Source: St. Mary's Regional Hospital Food Nutrition Services department
Peach Bar recipe
Servings 16
Crust:
- 1 cup all purpose flour
- 1 1/3 cup old fashioned oats
- 1/2 cup granulated sugar
- 1/4 cup brown sugar
- 1 tsp cloves
- 1 tsp cinnamon
- 2/3 cup unsalted butter, melted and cooled
- Pinch of salt (optional)
Filling:
- 2 cups peaches, peeled and diced
- 2 tbsp honey
- 2 tsp cornstarch
- 1 tsp lemon juice
- 1 tsp almond extract (omit or sub with vanilla if desired)
Directions:
- Preheat oven to 350 degrees. Spray 8" square pan.
- Dice peached into ½ in pieces. Mix peaches with the lemon juice and almond extract. Then mix with cornstarch and honey.
- In a separate medium size bowl, mix flour, oats, sugar, cloves, and cinnamon. Then add melted butter and stir until ingredients are well mixed.
- Place 2/3 of the crust mixture into the 8" pan, spread evenly around the pan. Using a slotted spoon, cover the crust with peach mixture, allowing liquid to stay in the bowl.
- Take remaining crust mixture and crumble over the peach mixture. Bake 30-35 minutes until crust is lightly browned. Cool completely before serving to keep to shape of the bars.
Nutrition Information: 224 Calories per serving, 5 g of Fat, 44mg sodium, 43.7g total carbohydrates, 6.2 g dietary fiber, 17.9 g sugar, 1.8 g protein
Quinoa with Peaches, Basil, and Mint
Serves 4
- 1 cup of cooked quinoa
- 1 peach, chopped small
- 1 bunch mint, chopped
- 1 bunch basil, chopped
Dressing:
- 1 tablespoon olive oil
- 1 teaspoon honey
- Zest of 1 lemon
- Juice of 1 lemon
- Mix olive oil, honey, lemon zest, and lemon juice in small bowl. Mix cooked quinoa, chopped peach, chopped mint and chopped basil in medium bowl.
- Mix quinoa mixture and dressing in serving bowl.
- Serve.
Can be made a day before and put in the in the fridge.

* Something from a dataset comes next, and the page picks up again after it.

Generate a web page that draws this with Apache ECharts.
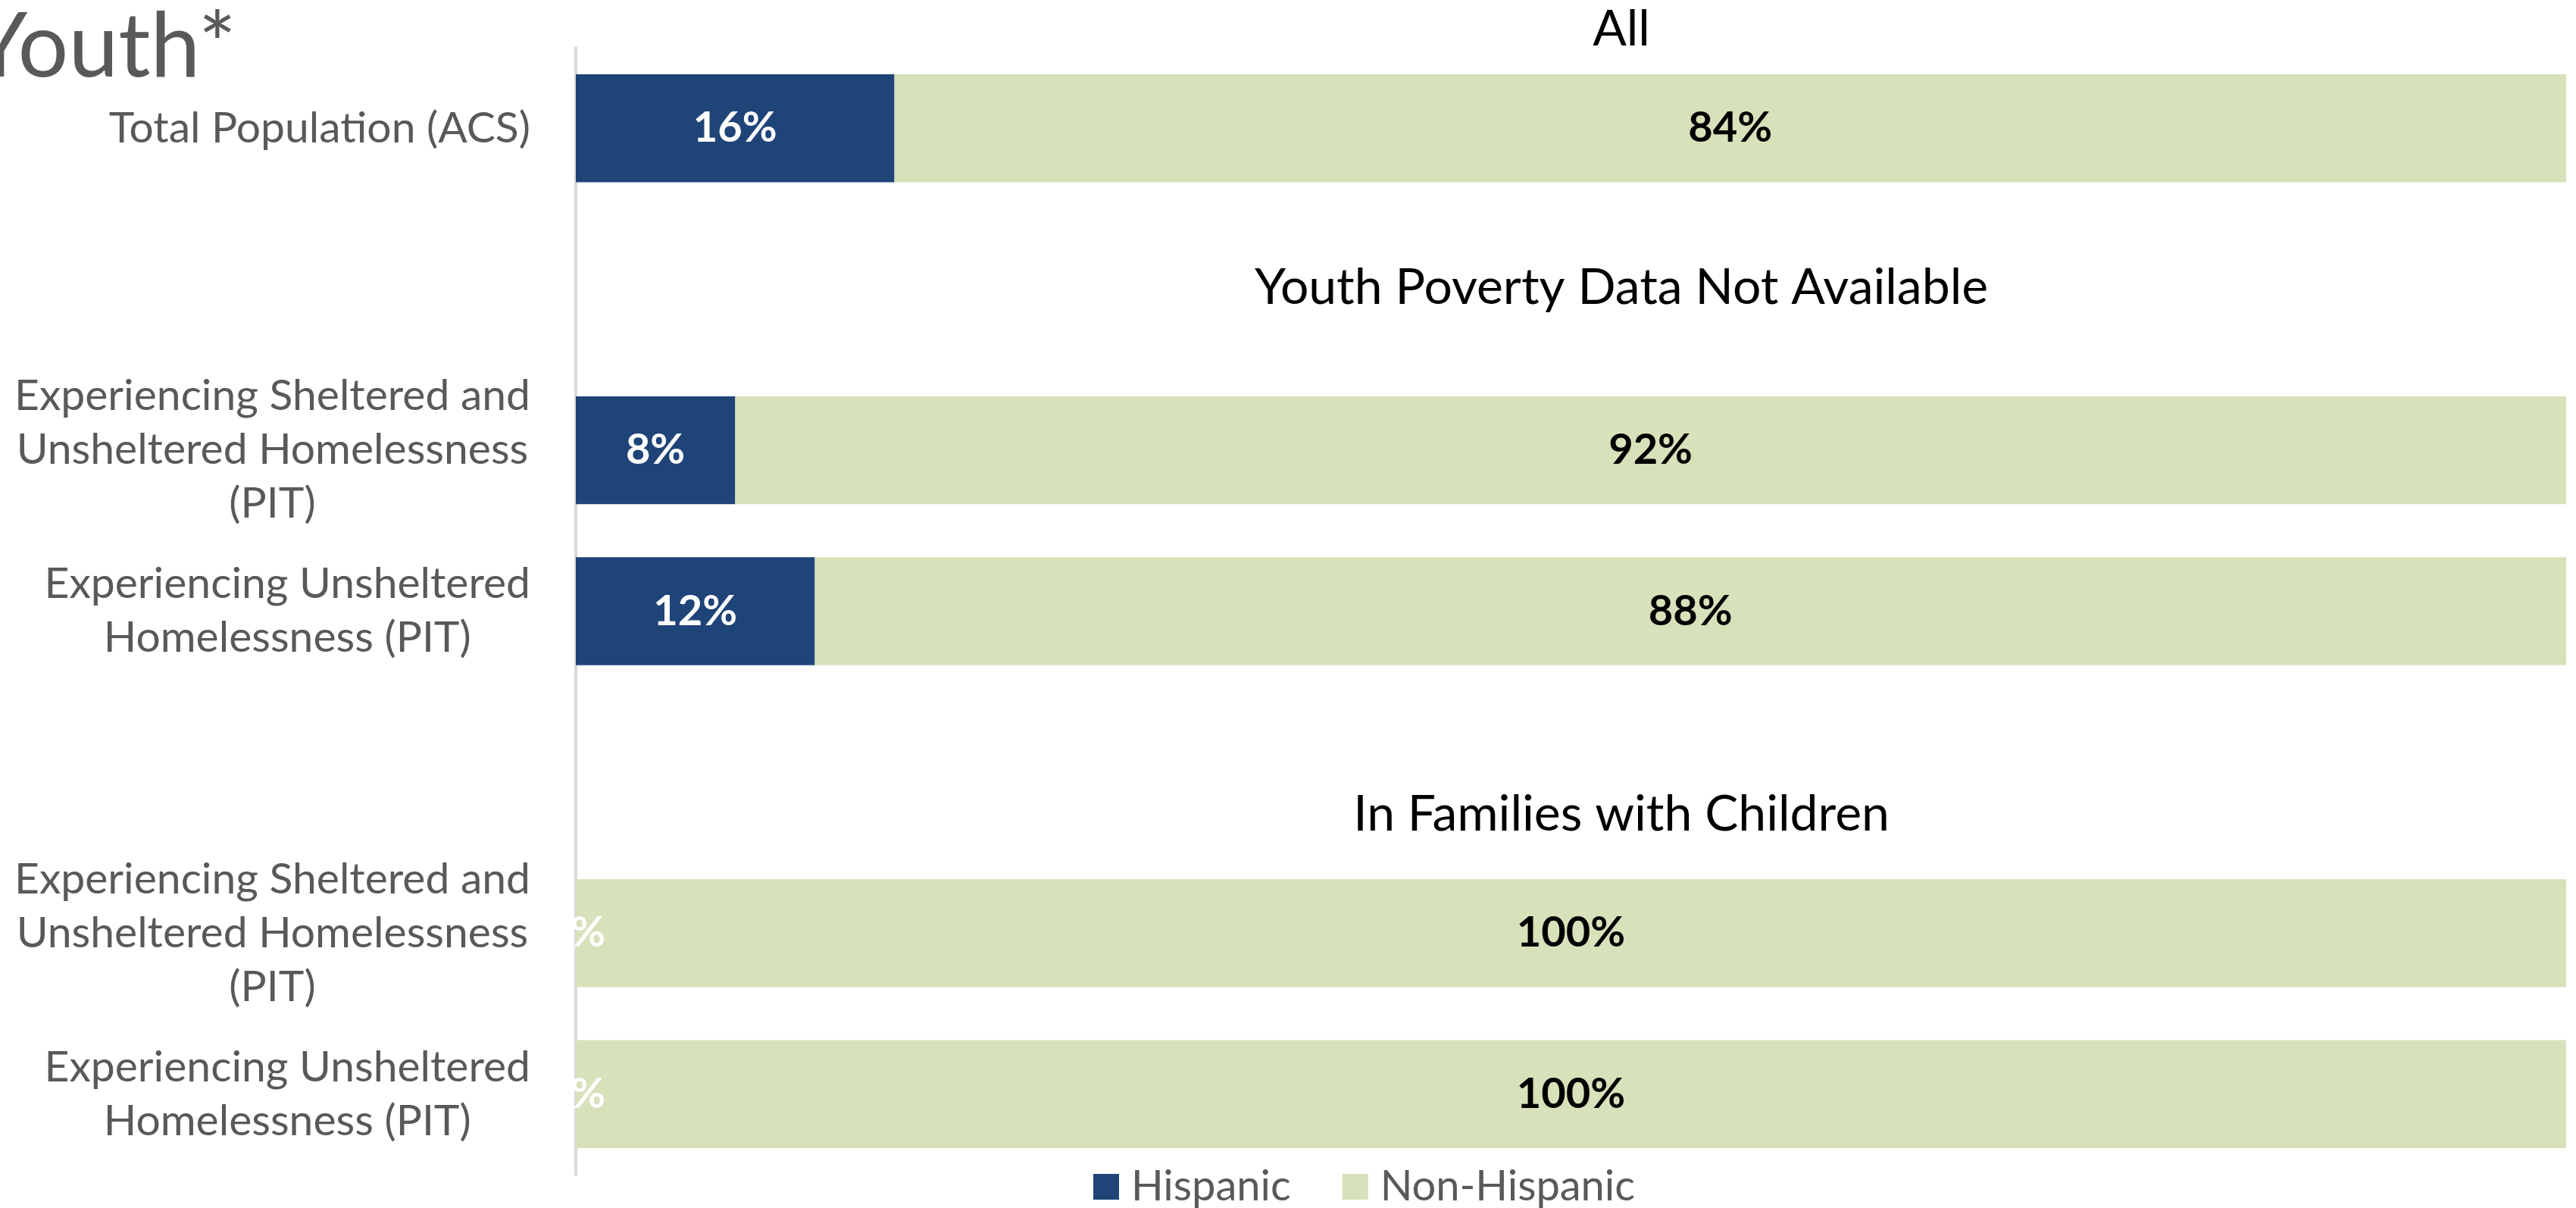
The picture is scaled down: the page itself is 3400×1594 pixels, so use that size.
<!DOCTYPE html>
<html>
<head>
<meta charset="utf-8">
<script src="https://cdn.jsdelivr.net/npm/echarts@6/dist/echarts.min.js"></script>
<style>
  html, body { margin: 0; padding: 0; background: #fff; }
  #chart { width: 3400px; height: 1594px; }
</style>
</head>
<body>
<div id="chart"></div>
<script>
// rows top to bottom; '' rows are the gaps holding a group heading
var categories = [
  'Total Population (ACS)',
  '',
  'Experiencing Sheltered and\nUnsheltered Homelessness\n(PIT)',
  'Experiencing Unsheltered\nHomelessness (PIT)',
  '',
  'Experiencing Sheltered and\nUnsheltered Homelessness\n(PIT)',
  'Experiencing Unsheltered\nHomelessness (PIT)'
];
var hispanic = [16, '-', 8, 12, '-', 0, 0];
var nonHispanic = [84, '-', 92, 88, '-', 100, 100];
var headings = ['All', 'Youth Poverty Data Not Available', 'In Families with Children'];
var headingY = [39, 380, 1075];

(function() {
  var font = 'Lato, "Open Sans", sans-serif';
  var navy = '#1f4478';
  var green = '#d7e1ba';
  var grey = '#595959';

  var chart = echarts.init(document.getElementById('chart'), null, { renderer: 'canvas' });

  var graphics = [{
    type: 'text',
    x: 312, y: 122,
    style: { text: 'Youth*', font: '118px ' + font, fill: grey, textAlign: 'right', textVerticalAlign: 'bottom' }
  }];
  headings.forEach(function(h, i) {
    graphics.push({
      type: 'text',
      x: 2140, y: headingY[i],
      style: { text: h, font: '66px ' + font, fill: '#000', textAlign: 'center', textVerticalAlign: 'middle' }
    });
  });

  chart.setOption({
    animation: false,
    graphic: graphics,
    grid: { left: 760, right: 13, top: 63, bottom: 44, containLabel: false },
    legend: {
      data: ['Hispanic', 'Non-Hispanic'],
      left: 1438, top: 1533,
      icon: 'rect', itemWidth: 34, itemHeight: 34, itemGap: 68,
      textStyle: { color: grey, fontSize: 56, fontFamily: font, padding: [0, 0, 0, 11] }
    },
    xAxis: { type: 'value', min: 0, max: 100, show: false },
    yAxis: {
      type: 'category',
      inverse: true,
      data: categories,
      axisLine: { show: true, lineStyle: { color: '#d9d9d9', width: 4 } },
      axisTick: { show: false },
      splitLine: { show: false },
      axisLabel: {
        margin: 60,
        color: grey,
        fontSize: 57,
        fontFamily: font,
        formatter: function(v) {
          if (!v) return '';
          return v.split('\n').map(function(l) { return '{c|' + l + '}'; }).join('\n');
        },
        rich: { c: { align: 'center', color: grey, fontSize: 57, fontFamily: font, lineHeight: 71 } }
      }
    },
    series: [{
      name: 'Hispanic',
      type: 'bar',
      stack: 'all',
      z: 3,
      barCategoryGap: '33%',
      data: hispanic,
      itemStyle: { color: navy },
      label: {
        show: true, position: 'inside', color: '#fff', fontWeight: 'bold',
        fontSize: 56, fontFamily: font,
        formatter: function(p) { return p.value + '%'; }
      }
    }, {
      name: 'Non-Hispanic',
      type: 'bar',
      stack: 'all',
      barCategoryGap: '33%',
      data: nonHispanic,
      itemStyle: { color: green },
      label: {
        show: true, position: 'inside', color: '#000', fontWeight: 'bold',
        fontSize: 56, fontFamily: font,
        formatter: function(p) { return p.value + '%'; }
      }
    }]
  });
  window.addEventListener('resize', function() { chart.resize(); });
})();
</script>
</body>
</html>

Nutrition Information: 157 Calories per 4.6 oz serving, 5.7 g of Fat, 4mg sodium, 25g total carbohydrates, 2 g dietary fiber, 13 g sugar, 13 g protein
Source: St. Mary's Regional Hospital Food Nutrition Services department
Additional Recipe Ideas:
Clearly, there’s no wrong way to enjoy a peach — so get at it and start making some delicious memories!